Your home is full of electronics that barely existed a generation ago — furnace and A/C control boards, LED drivers, smart thermostats, TVs, computers, every appliance with a chip in it. All of them are sensitive to voltage spikes, and spikes are far more common than people think: utility switching, a transformer down the street, a big motor kicking off in your own house. A whole-house surge protector is cheap insurance against a very expensive bad day.
How surge protection really works: layers
There is no single magic box. Good protection is layered:
- Layer 1 — at the panel (Type 2): A whole-house surge protective device (SPD) installs at or near your main panel and clamps the large surges coming in from the utility before they reach your circuits.
- Layer 2 — point of use: Quality surge strips at your sensitive gear catch the smaller surges that start inside your home and add a final buffer.
Skip either layer and you have a gap. Together they cover the whole range.
What to look for in a whole-house unit
1. UL 1449 listed. This is the safety standard for surge devices — non-negotiable.
2. A high surge current rating (kA). Look for something in the 40 kA-per-phase or higher range for good headroom and long life. More capacity means it shrugs off more events before wearing out.
3. Low clamping voltage. The lower the let-through voltage, the more it protects your electronics. Lower is better.
4. A status indicator. Surge devices sacrifice themselves over time. A light (or alarm) that tells you it is still working is essential — otherwise you will not know it has used itself up.
A well-reviewed Type 2 whole-house surge protector from a recognized brand (Siemens, Square D, Eaton, Leviton, and similar) is the heart of the system.

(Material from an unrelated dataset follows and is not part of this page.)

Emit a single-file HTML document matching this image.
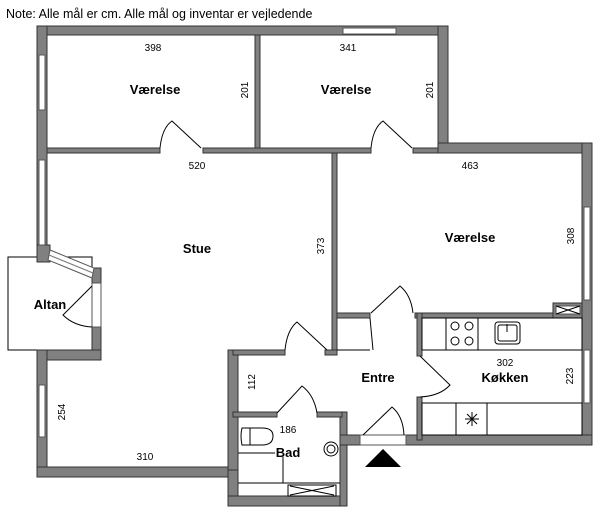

Then add point-of-use protection
At your desk, entertainment center, and network rack, use a surge strip with a high joule rating — and for the gear you truly can't lose, a battery-backup UPS rides through blinks and brownouts too.
The honest bottom line
A whole-house SPD is one of the best value upgrades in a home: modest cost, professionally installed at the panel in under an hour, protecting thousands of dollars of equipment. Pair it with point-of-use strips and you have real, layered protection. Because it lives in the panel, this is a job for a licensed electrician — an easy add to any other panel work.
Prices are ballparks and change. Product links on this page are affiliate links — if you buy through them the site may earn a commission at no cost to you. See our affiliate disclosure.
📞 When to call a professional
Whole-house surge protectors land at the panel, which is strictly licensed-electrician territory. It is a quick, inexpensive install for a pro — often well under an hour — and a perfect thing to add during any other panel work. Find a licensed electrician near you to size and install it.
Frequently asked questions
Do I still need power strips if I have a whole-house unit?
Yes — think in layers. The whole-house (Type 2) device knocks down the big surges entering from the utility. Point-of-use strips at your computer, TV, and network gear catch the smaller surges generated inside your home by motors and appliances, and add a last line of defense. The two together is the right setup.
What specs actually matter?
Look for a UL 1449 listing (this is the safety standard), a surge current rating in the range of 40,000 amps or higher for good headroom, a low clamping (let-through) voltage, and a status indicator light so you know it is still protecting. A solid manufacturer warranty on connected equipment is a good sign of confidence.
How long do they last?
Surge protectors wear out — each surge they absorb uses up some of their capacity. That is what the indicator light is for. A good whole-house unit lasts years in normal conditions, but after a major event, have it checked and replaced if the indicator says so.